Below are some entries. Transcribe the lines from the one holding "What Plotly.js code" to the one holding "const ticktextColored = yTickText.map((t,i)=>", inclusive, but not the pictures among them.

═════ DATA FOR PROCESSING

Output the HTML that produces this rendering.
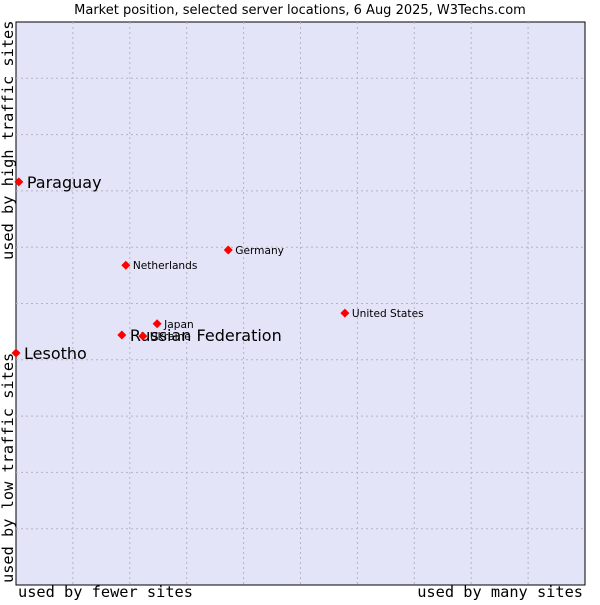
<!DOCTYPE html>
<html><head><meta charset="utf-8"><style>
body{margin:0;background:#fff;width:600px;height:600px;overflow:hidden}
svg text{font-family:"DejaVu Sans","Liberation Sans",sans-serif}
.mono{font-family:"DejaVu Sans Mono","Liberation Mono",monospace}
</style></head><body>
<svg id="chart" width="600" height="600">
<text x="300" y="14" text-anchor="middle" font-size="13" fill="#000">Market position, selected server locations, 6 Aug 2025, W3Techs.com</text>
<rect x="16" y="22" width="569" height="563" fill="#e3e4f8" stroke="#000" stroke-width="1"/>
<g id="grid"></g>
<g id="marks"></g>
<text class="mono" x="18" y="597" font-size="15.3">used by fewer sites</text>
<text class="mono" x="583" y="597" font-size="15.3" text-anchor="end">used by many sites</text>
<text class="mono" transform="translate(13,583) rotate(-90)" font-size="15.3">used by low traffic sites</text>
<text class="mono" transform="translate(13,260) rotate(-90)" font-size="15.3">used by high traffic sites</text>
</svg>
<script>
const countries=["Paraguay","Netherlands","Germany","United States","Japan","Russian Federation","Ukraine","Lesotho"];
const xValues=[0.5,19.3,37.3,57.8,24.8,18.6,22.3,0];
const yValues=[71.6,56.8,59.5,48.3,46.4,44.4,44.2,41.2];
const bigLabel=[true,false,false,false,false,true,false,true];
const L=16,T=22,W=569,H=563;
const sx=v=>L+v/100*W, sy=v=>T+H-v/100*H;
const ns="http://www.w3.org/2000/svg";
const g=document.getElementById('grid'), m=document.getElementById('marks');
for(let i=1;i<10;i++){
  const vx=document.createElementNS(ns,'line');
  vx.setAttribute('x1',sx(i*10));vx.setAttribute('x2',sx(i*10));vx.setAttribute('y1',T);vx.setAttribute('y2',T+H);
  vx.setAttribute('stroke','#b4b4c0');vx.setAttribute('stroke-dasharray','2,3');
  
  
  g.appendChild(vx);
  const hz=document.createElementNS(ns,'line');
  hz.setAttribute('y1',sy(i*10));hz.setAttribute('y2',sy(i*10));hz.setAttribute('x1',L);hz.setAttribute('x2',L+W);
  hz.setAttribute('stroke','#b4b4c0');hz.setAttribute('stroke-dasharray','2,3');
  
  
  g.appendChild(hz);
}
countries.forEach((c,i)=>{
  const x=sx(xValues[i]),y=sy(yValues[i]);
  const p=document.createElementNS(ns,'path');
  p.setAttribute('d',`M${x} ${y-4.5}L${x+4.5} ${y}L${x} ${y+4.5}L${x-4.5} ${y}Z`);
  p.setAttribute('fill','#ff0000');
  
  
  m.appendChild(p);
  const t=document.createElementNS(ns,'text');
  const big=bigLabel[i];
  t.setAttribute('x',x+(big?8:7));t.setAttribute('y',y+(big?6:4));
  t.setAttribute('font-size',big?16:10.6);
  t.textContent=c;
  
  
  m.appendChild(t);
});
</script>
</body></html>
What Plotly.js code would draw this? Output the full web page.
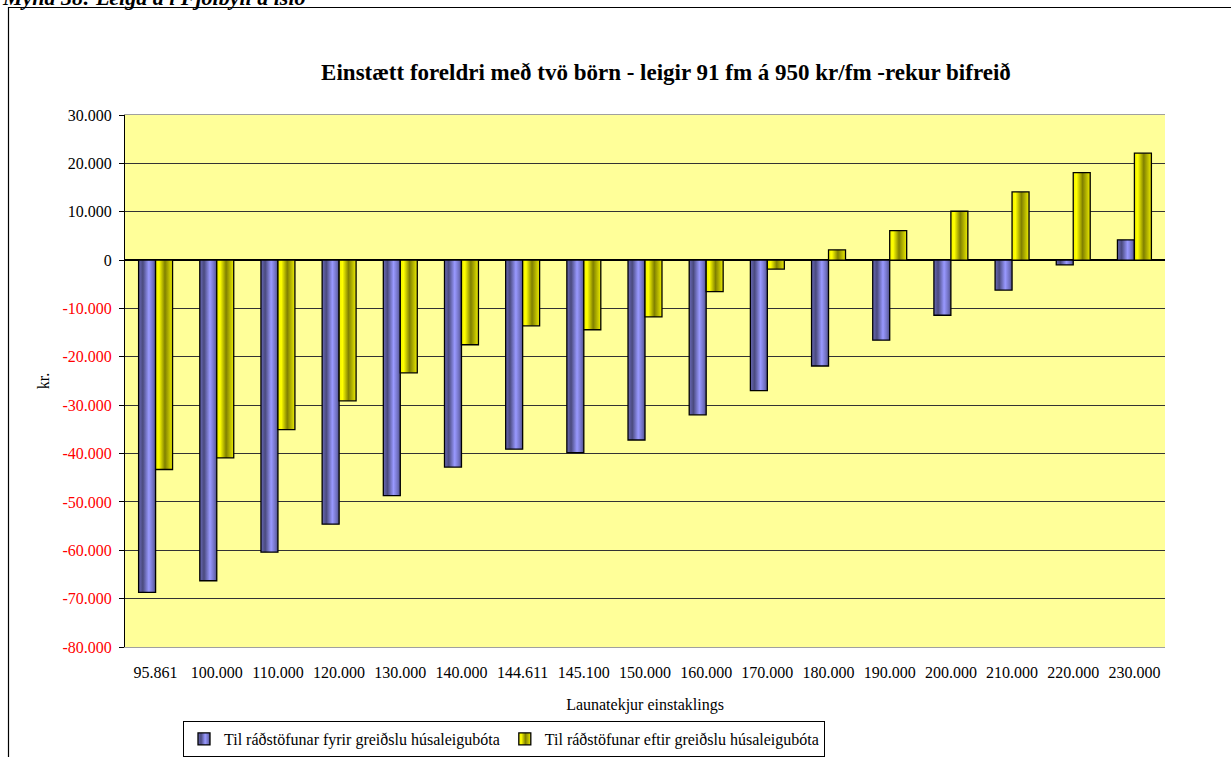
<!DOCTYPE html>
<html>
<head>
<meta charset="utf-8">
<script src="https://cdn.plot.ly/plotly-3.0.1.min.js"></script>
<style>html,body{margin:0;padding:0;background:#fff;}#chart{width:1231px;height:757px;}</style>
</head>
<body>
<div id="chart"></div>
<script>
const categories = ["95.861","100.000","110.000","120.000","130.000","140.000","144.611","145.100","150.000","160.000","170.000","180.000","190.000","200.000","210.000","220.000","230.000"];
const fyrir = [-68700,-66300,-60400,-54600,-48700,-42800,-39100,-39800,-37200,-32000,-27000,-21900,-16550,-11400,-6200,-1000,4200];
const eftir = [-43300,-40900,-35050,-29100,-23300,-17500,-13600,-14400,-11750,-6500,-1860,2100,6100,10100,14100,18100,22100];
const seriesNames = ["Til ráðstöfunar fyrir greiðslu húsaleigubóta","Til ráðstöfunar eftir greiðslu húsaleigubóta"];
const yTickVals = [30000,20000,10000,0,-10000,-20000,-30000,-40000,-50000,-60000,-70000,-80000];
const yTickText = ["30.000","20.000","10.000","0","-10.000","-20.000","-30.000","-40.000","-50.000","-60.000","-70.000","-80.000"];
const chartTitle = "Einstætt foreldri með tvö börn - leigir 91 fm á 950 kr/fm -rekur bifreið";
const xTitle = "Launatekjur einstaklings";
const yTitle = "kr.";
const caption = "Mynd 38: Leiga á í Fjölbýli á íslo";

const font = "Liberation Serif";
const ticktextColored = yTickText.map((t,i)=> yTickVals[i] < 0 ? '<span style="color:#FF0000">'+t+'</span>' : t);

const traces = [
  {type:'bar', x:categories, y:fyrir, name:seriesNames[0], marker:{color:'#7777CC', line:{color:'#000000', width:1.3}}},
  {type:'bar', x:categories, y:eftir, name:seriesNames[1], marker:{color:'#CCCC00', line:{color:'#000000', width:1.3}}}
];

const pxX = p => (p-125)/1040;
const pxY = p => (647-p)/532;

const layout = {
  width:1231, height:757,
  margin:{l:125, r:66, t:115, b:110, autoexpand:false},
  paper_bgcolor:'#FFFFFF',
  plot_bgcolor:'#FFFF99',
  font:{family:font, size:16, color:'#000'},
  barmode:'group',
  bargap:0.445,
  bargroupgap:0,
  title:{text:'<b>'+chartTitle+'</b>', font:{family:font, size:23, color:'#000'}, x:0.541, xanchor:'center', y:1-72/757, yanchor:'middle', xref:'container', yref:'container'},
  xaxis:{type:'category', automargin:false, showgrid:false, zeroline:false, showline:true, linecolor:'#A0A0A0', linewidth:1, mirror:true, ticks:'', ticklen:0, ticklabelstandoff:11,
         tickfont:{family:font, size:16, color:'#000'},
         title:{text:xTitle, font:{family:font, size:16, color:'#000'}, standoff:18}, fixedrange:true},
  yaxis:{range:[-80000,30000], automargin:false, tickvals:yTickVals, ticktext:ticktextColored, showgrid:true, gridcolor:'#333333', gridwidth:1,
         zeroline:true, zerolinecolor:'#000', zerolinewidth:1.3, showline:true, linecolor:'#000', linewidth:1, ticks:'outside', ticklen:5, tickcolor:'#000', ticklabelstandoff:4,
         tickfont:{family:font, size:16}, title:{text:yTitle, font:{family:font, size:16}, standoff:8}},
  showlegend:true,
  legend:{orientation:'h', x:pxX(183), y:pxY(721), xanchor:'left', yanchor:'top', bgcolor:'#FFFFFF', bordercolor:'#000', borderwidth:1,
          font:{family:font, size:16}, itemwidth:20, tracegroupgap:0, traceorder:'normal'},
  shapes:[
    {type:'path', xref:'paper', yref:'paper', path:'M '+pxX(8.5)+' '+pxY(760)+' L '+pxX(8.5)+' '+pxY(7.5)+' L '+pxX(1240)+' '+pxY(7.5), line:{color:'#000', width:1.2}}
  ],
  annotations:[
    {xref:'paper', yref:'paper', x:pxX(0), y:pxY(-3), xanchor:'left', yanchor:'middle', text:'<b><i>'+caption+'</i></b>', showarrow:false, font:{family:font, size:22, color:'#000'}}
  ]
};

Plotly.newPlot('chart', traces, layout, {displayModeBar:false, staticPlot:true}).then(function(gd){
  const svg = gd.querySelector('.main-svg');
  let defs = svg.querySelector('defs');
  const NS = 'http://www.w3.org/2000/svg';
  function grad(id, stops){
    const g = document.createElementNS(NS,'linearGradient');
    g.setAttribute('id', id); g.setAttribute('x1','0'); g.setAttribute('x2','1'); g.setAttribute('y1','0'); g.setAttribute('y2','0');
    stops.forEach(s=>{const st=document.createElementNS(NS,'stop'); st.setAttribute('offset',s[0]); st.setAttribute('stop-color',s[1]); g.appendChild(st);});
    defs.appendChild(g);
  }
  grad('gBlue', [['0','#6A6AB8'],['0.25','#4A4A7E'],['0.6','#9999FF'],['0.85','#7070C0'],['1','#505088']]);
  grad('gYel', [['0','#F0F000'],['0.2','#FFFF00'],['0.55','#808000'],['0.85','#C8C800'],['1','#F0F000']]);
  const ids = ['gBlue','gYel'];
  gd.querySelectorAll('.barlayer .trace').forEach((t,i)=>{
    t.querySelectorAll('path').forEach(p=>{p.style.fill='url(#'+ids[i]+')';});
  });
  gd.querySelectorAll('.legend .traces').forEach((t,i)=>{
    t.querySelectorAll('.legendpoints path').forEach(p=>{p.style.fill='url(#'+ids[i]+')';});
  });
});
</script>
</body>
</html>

══════════

FULL ANSWER →
What Plotly.js code would draw this? Output the full web page.
<!DOCTYPE html>
<html>
<head>
<meta charset="utf-8">
<script src="https://cdn.plot.ly/plotly-3.0.1.min.js"></script>
<style>html,body{margin:0;padding:0;background:#fff;}#chart{width:1231px;height:757px;}</style>
</head>
<body>
<div id="chart"></div>
<script>
const categories = ["95.861","100.000","110.000","120.000","130.000","140.000","144.611","145.100","150.000","160.000","170.000","180.000","190.000","200.000","210.000","220.000","230.000"];
const fyrir = [-68700,-66300,-60400,-54600,-48700,-42800,-39100,-39800,-37200,-32000,-27000,-21900,-16550,-11400,-6200,-1000,4200];
const eftir = [-43300,-40900,-35050,-29100,-23300,-17500,-13600,-14400,-11750,-6500,-1860,2100,6100,10100,14100,18100,22100];
const seriesNames = ["Til ráðstöfunar fyrir greiðslu húsaleigubóta","Til ráðstöfunar eftir greiðslu húsaleigubóta"];
const yTickVals = [30000,20000,10000,0,-10000,-20000,-30000,-40000,-50000,-60000,-70000,-80000];
const yTickText = ["30.000","20.000","10.000","0","-10.000","-20.000","-30.000","-40.000","-50.000","-60.000","-70.000","-80.000"];
const chartTitle = "Einstætt foreldri með tvö börn - leigir 91 fm á 950 kr/fm -rekur bifreið";
const xTitle = "Launatekjur einstaklings";
const yTitle = "kr.";
const caption = "Mynd 38: Leiga á í Fjölbýli á íslo";

const font = "Liberation Serif";
const ticktextColored = yTickText.map((t,i)=> yTickVals[i] < 0 ? '<span style="color:#FF0000">'+t+'</span>' : t);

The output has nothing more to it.